◆ **What is being asked**
Write out each line of the listing as it stands, without the images.

◆ **Data segment**
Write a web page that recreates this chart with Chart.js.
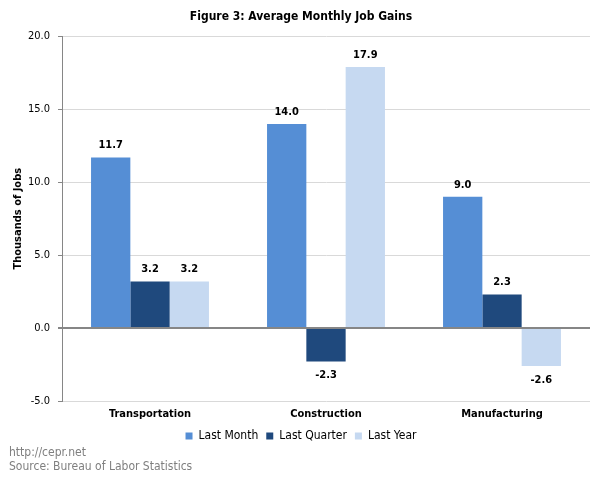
<!DOCTYPE html>
<html><head><meta charset="utf-8">
<script src="https://cdn.jsdelivr.net/npm/chart.js@4/dist/chart.umd.min.js"></script>
<style>html,body{margin:0;padding:0;background:#fff}#wrap{width:600px;height:480px}</style>
</head><body><div id="wrap"><canvas id="c" width="600" height="480"></canvas></div>
<script>
const categories = ["Transportation", "Construction", "Manufacturing"];
const lastMonth = [11.7, 14.0, 9.0];
const lastQuarter = [3.2, -2.3, 2.3];
const lastYear = [3.2, 17.9, -2.6];
const yTicks = [-5, 0, 5, 10, 15, 20];
const footerLines = ["http://cepr.net", "Source: Bureau of Labor Statistics"];

const FONT = "'DejaVu Sans Condensed', 'DejaVu Sans', Verdana, sans-serif";

const labelPlugin = {
  id: 'valueLabels',
  afterDatasetsDraw(chart) {
    const ctx = chart.ctx;
    ctx.save();
    ctx.font = "bold 11px " + FONT;
    ctx.fillStyle = "#000";
    ctx.textAlign = "center";
    ctx.textBaseline = "middle";
    chart.data.datasets.forEach((ds, i) => {
      chart.getDatasetMeta(i).data.forEach((bar, j) => {
        const v = ds.data[j];
        const y = v >= 0 ? bar.y - 12 : bar.y + 14;
        ctx.fillText(v.toFixed(1), bar.x, y);
      });
    });
    ctx.restore();
  }
};

const footerPlugin = {
  id: 'footer',
  afterDraw(chart) {
    const ctx = chart.ctx;
    ctx.save();
    ctx.font = "12px " + FONT;
    ctx.fillStyle = "#7f7f7f";
    ctx.textAlign = "left";
    ctx.textBaseline = "middle";
    footerLines.forEach((t, i) => ctx.fillText(t, 9, 453 + i * 14));
    ctx.restore();
  }
};

new Chart(document.getElementById('c'), {
  type: 'bar',
  data: {
    labels: categories,
    datasets: [
      { label: 'Last Month', data: lastMonth, backgroundColor: '#558ED5' },
      { label: 'Last Quarter', data: lastQuarter, backgroundColor: '#1F497D' },
      { label: 'Last Year', data: lastYear, backgroundColor: '#C6D9F1' }
    ]
  },
  options: {
    responsive: false,
    animation: false,
    devicePixelRatio: 1,
    layout: { padding: { left: 12, right: 10, top: 0, bottom: 28 } },
    datasets: { bar: { categoryPercentage: 0.67, barPercentage: 1.0 } },
    plugins: {
      title: { display: true, text: 'Figure 3: Average Monthly Job Gains', color: '#000',
        font: { family: FONT, size: 12, weight: 'bold' }, padding: { top: 10, bottom: 12 } },
      legend: { position: 'bottom',
        labels: { boxWidth: 7, boxHeight: 7, padding: 8, color: '#000', font: { family: FONT, size: 12 } } },
      tooltip: { enabled: false }
    },
    scales: {
      x: {
        afterFit(scale) { scale.height = 21; },
        grid: { display: false, drawTicks: false },
        border: { display: false },
        ticks: { color: '#000', font: { family: FONT, size: 11, weight: 'bold' }, padding: 7 }
      },
      y: {
        min: -5, max: 20,
        afterBuildTicks(scale) { scale.ticks = yTicks.map(v => ({ value: v })); },
        afterFit(scale) { scale.width = 50; },
        title: { display: true, text: 'Thousands of Jobs', color: '#000',
          font: { family: FONT, size: 11, weight: 'bold' }, padding: 0 },
        grid: {
          color: ctx => ctx.tick && ctx.tick.value === 0 ? '#868686' : '#d9d9d9',
          lineWidth: ctx => ctx.tick && ctx.tick.value === 0 ? 2 : 1,
          tickColor: '#868686', tickLength: 4
        },
        border: { display: true, color: '#868686' },
        ticks: { color: '#000', font: { family: FONT, size: 11 }, padding: 8,
          callback: v => Number(v).toFixed(1) }
      }
    }
  },
  plugins: [labelPlugin, footerPlugin]
});
</script></body></html>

◆ **Exercise output**
Write a web page that recreates this chart with Chart.js.
<!DOCTYPE html>
<html><head><meta charset="utf-8">
<script src="https://cdn.jsdelivr.net/npm/chart.js@4/dist/chart.umd.min.js"></script>
<style>html,body{margin:0;padding:0;background:#fff}#wrap{width:600px;height:480px}</style>
</head><body><div id="wrap"><canvas id="c" width="600" height="480"></canvas></div>
<script>
const categories = ["Transportation", "Construction", "Manufacturing"];
const lastMonth = [11.7, 14.0, 9.0];
const lastQuarter = [3.2, -2.3, 2.3];
const lastYear = [3.2, 17.9, -2.6];
const yTicks = [-5, 0, 5, 10, 15, 20];
const footerLines = ["http://cepr.net", "Source: Bureau of Labor Statistics"];

const FONT = "'DejaVu Sans Condensed', 'DejaVu Sans', Verdana, sans-serif";

const labelPlugin = {
  id: 'valueLabels',
  afterDatasetsDraw(chart) {
    const ctx = chart.ctx;
    ctx.save();
    ctx.font = "bold 11px " + FONT;
    ctx.fillStyle = "#000";
    ctx.textAlign = "center";
    ctx.textBaseline = "middle";
    chart.data.datasets.forEach((ds, i) => {
      chart.getDatasetMeta(i).data.forEach((bar, j) => {
        const v = ds.data[j];
        const y = v >= 0 ? bar.y - 12 : bar.y + 14;
        ctx.fillText(v.toFixed(1), bar.x, y);
      });
    });
    ctx.restore();
  }
};

const footerPlugin = {
  id: 'footer',
  afterDraw(chart) {
    const ctx = chart.ctx;
    ctx.save();
    ctx.font = "12px " + FONT;
    ctx.fillStyle = "#7f7f7f";
    ctx.textAlign = "left";
    ctx.textBaseline = "middle";
    footerLines.forEach((t, i) => ctx.fillText(t, 9, 453 + i * 14));
    ctx.restore();
  }
};

new Chart(document.getElementById('c'), {
  type: 'bar',
  data: {
    labels: categories,
    datasets: [
      { label: 'Last Month', data: lastMonth, backgroundColor: '#558ED5' },
      { label: 'Last Quarter', data: lastQuarter, backgroundColor: '#1F497D' },
      { label: 'Last Year', data: lastYear, backgroundColor: '#C6D9F1' }
    ]
  },
  options: {
    responsive: false,
    animation: false,
    devicePixelRatio: 1,
    layout: { padding: { left: 12, right: 10, top: 0, bottom: 28 } },
    datasets: { bar: { categoryPercentage: 0.67, barPercentage: 1.0 } },
    plugins: {
      title: { display: true, text: 'Figure 3: Average Monthly Job Gains', color: '#000',
        font: { family: FONT, size: 12, weight: 'bold' }, padding: { top: 10, bottom: 12 } },
      legend: { position: 'bottom',
        labels: { boxWidth: 7, boxHeight: 7, padding: 8, color: '#000', font: { family: FONT, size: 12 } } },
      tooltip: { enabled: false }
    },
    scales: {
      x: {
        afterFit(scale) { scale.height = 21; },
        grid: { display: false, drawTicks: false },
        border: { display: false },
        ticks: { color: '#000', font: { family: FONT, size: 11, weight: 'bold' }, padding: 7 }
      },
      y: {
        min: -5, max: 20,
        afterBuildTicks(scale) { scale.ticks = yTicks.map(v => ({ value: v })); },
        afterFit(scale) { scale.width = 50; },
        title: { display: true, text: 'Thousands of Jobs', color: '#000',
          font: { family: FONT, size: 11, weight: 'bold' }, padding: 0 },
        grid: {
          color: ctx => ctx.tick && ctx.tick.value === 0 ? '#868686' : '#d9d9d9',
          lineWidth: ctx => ctx.tick && ctx.tick.value === 0 ? 2 : 1,
          tickColor: '#868686', tickLength: 4
        },
        border: { display: true, color: '#868686' },
        ticks: { color: '#000', font: { family: FONT, size: 11 }, padding: 8,
          callback: v => Number(v).toFixed(1) }
      }
    }
  },
  plugins: [labelPlugin, footerPlugin]
});
</script></body></html>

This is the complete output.